→ What to work on
Repeat verbatim the lines from the one containing "Output the Python" to the one containing "import numpy as np", ends included, minus any pictures.
--------
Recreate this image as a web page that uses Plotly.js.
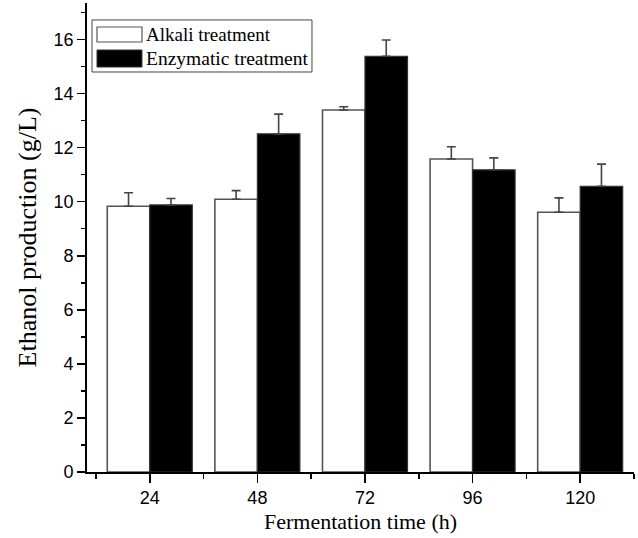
<!DOCTYPE html>
<html>
<head>
<meta charset="utf-8">
<script src="https://cdn.plot.ly/plotly-3.0.1.min.js"></script>
<style>html,body{margin:0;padding:0;background:#fff;}#chart{width:638px;height:538px;}</style>
</head>
<body>
<div id="chart"></div>
<script>
// Fermentation time (h)
var hours = [24, 48, 72, 96, 120];
var tickLabels = ['24', '48', '72', '96', '120'];
var seriesNames = ['Alkali treatment', 'Enzymatic treatment'];
// Ethanol production (g/L)
var alkaliValues = [9.83, 10.09, 13.39, 11.58, 9.61];
var alkaliErrors = [0.50, 0.32, 0.12, 0.45, 0.53];
var enzymaticValues = [9.88, 12.51, 15.38, 11.18, 10.57];
var enzymaticErrors = [0.24, 0.73, 0.60, 0.44, 0.82];
var zeros = [0, 0, 0, 0, 0];

var serif = 'Liberation Serif, Times New Roman, serif';
var sans = 'Liberation Sans, Arial, sans-serif';

var traces = [
  {
    type: 'bar', name: seriesNames[0], x: hours, y: alkaliValues,
    marker: {color: '#ffffff', line: {color: '#555555', width: 1.6}},
    error_y: {type: 'data', symmetric: false, array: alkaliErrors, arrayminus: zeros,
              color: '#444444', thickness: 1.6, width: 4.5},
    showlegend: false
  },
  {
    type: 'bar', name: seriesNames[1], x: hours, y: enzymaticValues,
    marker: {color: '#000000', line: {color: '#333333', width: 1.2}},
    error_y: {type: 'data', symmetric: false, array: enzymaticErrors, arrayminus: zeros,
              color: '#444444', thickness: 1.6, width: 4.5},
    showlegend: false
  }
];

var layout = {
  width: 638, height: 538,
  margin: {l: 87, r: 4, t: 3, b: 66},
  paper_bgcolor: '#ffffff', plot_bgcolor: '#ffffff',
  barmode: 'group', bargap: 0.21, bargroupgap: 0,
  showlegend: false,
  xaxis: {
    range: [10, 132], tickvals: hours, ticktext: tickLabels,
    ticks: 'outside', ticklen: 9, tickwidth: 1.5, tickcolor: '#000',
    minor: {tick0: 12, dtick: 24, ticks: 'outside', ticklen: 5, tickwidth: 1.5, tickcolor: '#000'},
    showline: true, linecolor: '#000', linewidth: 1.8,
    showgrid: false, zeroline: false,
    tickfont: {family: sans, size: 18, color: '#000'},
    title: {text: 'Fermentation time (h)', font: {family: serif, size: 22, color: '#000'}, standoff: 6}
  },
  yaxis: {
    range: [0, 17.35], tick0: 0, dtick: 2,
    ticks: 'outside', ticklen: 8, tickwidth: 1.5, tickcolor: '#000',
    minor: {tick0: 1, dtick: 2, ticks: 'outside', ticklen: 4, tickwidth: 1.5, tickcolor: '#000'},
    showline: true, linecolor: '#000', linewidth: 1.8,
    showgrid: false, zeroline: false,
    tickfont: {family: sans, size: 18, color: '#000'},
    title: {text: 'Ethanol production (g/L)', font: {family: serif, size: 26, color: '#000'}, standoff: 9}
  },
  shapes: [
    {type: 'rect', xref: 'paper', yref: 'paper', x0: 0.00914, x1: 0.4113, y0: 0.8529, y1: 0.9638,
     line: {color: '#444', width: 1}, fillcolor: '#fff'},
    {type: 'rect', xref: 'paper', yref: 'paper', x0: 0.0183, x1: 0.1005, y0: 0.9168, y1: 0.9488,
     line: {color: '#555', width: 1.2}, fillcolor: '#fff'},
    {type: 'rect', xref: 'paper', yref: 'paper', x0: 0.0183, x1: 0.1005, y0: 0.8635, y1: 0.8998,
     line: {color: '#333', width: 1}, fillcolor: '#000'}
  ],
  annotations: [
    {xref: 'paper', yref: 'paper', x: 0.104, y: 0.9318, xanchor: 'left', yanchor: 'middle',
     text: seriesNames[0], showarrow: false, font: {family: serif, size: 19, color: '#000'}},
    {xref: 'paper', yref: 'paper', x: 0.104, y: 0.8827, xanchor: 'left', yanchor: 'middle',
     text: seriesNames[1], showarrow: false, font: {family: serif, size: 19.5, color: '#000'}}
  ]
};

Plotly.newPlot('chart', traces, layout, {displayModeBar: false, staticPlot: true});
</script>
</body>
</html>
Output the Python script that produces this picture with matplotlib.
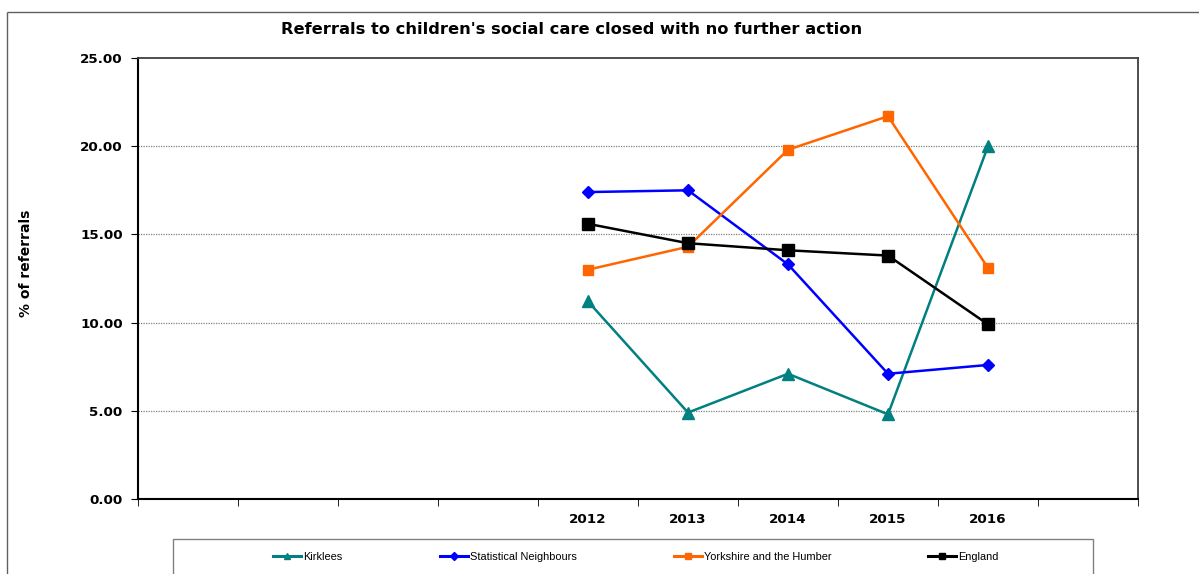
import matplotlib
matplotlib.use("Agg")
import matplotlib.pyplot as plt
from matplotlib.patches import Rectangle
from matplotlib.lines import Line2D
import numpy as np

# ---- data ----
categories = ["", "", "", "", "2012", "2013", "2014", "2015", "2016", ""]
years = ["2012", "2013", "2014", "2015", "2016"]
kirklees = [11.2, 4.9, 7.1, 4.8, 20.0]
stat_neighbours = [17.4, 17.5, 13.3, 7.1, 7.6]
yorkshire = [13.0, 14.3, 19.8, 21.7, 13.1]
england = [15.6, 14.5, 14.1, 13.8, 9.9]
yticks = [0, 5, 10, 15, 20, 25]

W, H = 1199, 574
fig = plt.figure(figsize=(W / 100, H / 100), dpi=100)
fig.patch.set_facecolor("white")

# outer chart frame (extends past right/bottom edges)
fig.add_artist(Line2D([7 / W, 1.0], [1 - 12 / H, 1 - 12 / H], transform=fig.transFigure,
                      color="#606060", lw=1.0, solid_capstyle="butt"))
fig.add_artist(Line2D([7 / W, 7 / W], [1 - 12 / H, 0.0], transform=fig.transFigure,
                      color="#606060", lw=1.0, solid_capstyle="butt"))

ax = fig.add_axes([138 / W, (H - 499) / H, 1000 / W, (499 - 58) / H])

xpos = [categories.index(y) for y in years]
series = [
    ("Kirklees", kirklees, "#008080", "^", 8),
    ("Statistical Neighbours", stat_neighbours, "#0000FF", "D", 6),
    ("Yorkshire and the Humber", yorkshire, "#FF6600", "s", 7.5),
    ("England", england, "#000000", "s", 8),
]
handles = []
for name, vals, col, mk, ms in series:
    ax.plot(xpos, vals, color=col, lw=1.8, marker=mk, ms=ms, mec=col, mfc=col, zorder=3)
    handles.append(Line2D([], [], color=col, lw=2.2, marker=mk, ms=4.5, mec=col, mfc=col,
                          label=name))

ax.set_xlim(-0.5, len(categories) - 0.5)
ax.set_ylim(0, 25)
ax.set_yticks(yticks)
ax.set_yticklabels([f"{v:.2f}" for v in yticks])
ax.set_xticks(np.arange(len(categories)))
ax.set_xticklabels(categories)
ax.set_xticks(np.arange(len(categories) + 1) - 0.5, minor=True)
ax.tick_params(axis="x", which="major", length=0, pad=10)
ax.tick_params(axis="x", which="minor", length=5, direction="out", color="#000000")
ax.tick_params(axis="y", which="major", length=5, direction="out", pad=6)
for lab in ax.get_xticklabels() + ax.get_yticklabels():
    lab.set_fontweight("bold")
    lab.set_fontsize(9.7)
    lab.set_fontfamily("DejaVu Sans")

for v in yticks[1:-1]:
    ax.axhline(v, color="#808080", lw=0.9, ls=(0, (1, 1)), zorder=1)

for s in ["left", "bottom"]:
    ax.spines[s].set_color("#000000")
    ax.spines[s].set_linewidth(1.5)
for s in ["top", "right"]:
    ax.spines[s].set_color("#404040")
    ax.spines[s].set_linewidth(1.3)

ax.set_ylabel("% of referrals", fontsize=10, fontweight="bold", labelpad=0)
ax.yaxis.set_label_coords((33 - 138) / 1000, (499 - 263) / (499 - 58), transform=ax.transAxes)

fig.text(572 / W, 1 - 30 / H, "Referrals to children's social care closed with no further action",
         ha="center", va="center", fontsize=11.7, fontweight="bold", family="DejaVu Sans")

# legend frame (extends past bottom edge)
fig.add_artist(Rectangle((173 / W, -0.05), (1093 - 173) / W, (H - 539) / H + 0.05,
                         transform=fig.transFigure, fill=False, ec="#808080", lw=1.0))
fs = 7.9
fpx = fs * 100 / 72
leg = fig.legend(handles=handles, loc="center", bbox_to_anchor=(636 / W, 1 - 557 / H),
                 ncol=4, frameon=False, prop={"family": "Liberation Sans", "size": fs},
                 columnspacing=97 / fpx, handlelength=28 / fpx, handletextpad=2 / fpx,
                 borderpad=0, borderaxespad=0)

fig.savefig("out.png", dpi=100, facecolor="white")
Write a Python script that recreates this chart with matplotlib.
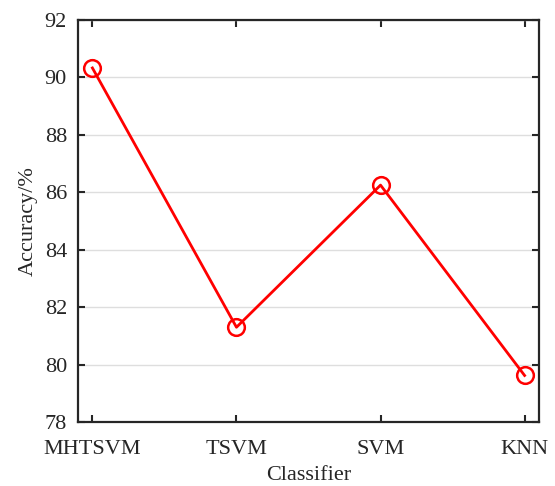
--------
→ Correct response
Output the Python script that produces this picture with matplotlib.
import matplotlib
matplotlib.use("Agg")
import matplotlib.pyplot as plt
from matplotlib.patches import Rectangle
from matplotlib.lines import Line2D
import numpy as np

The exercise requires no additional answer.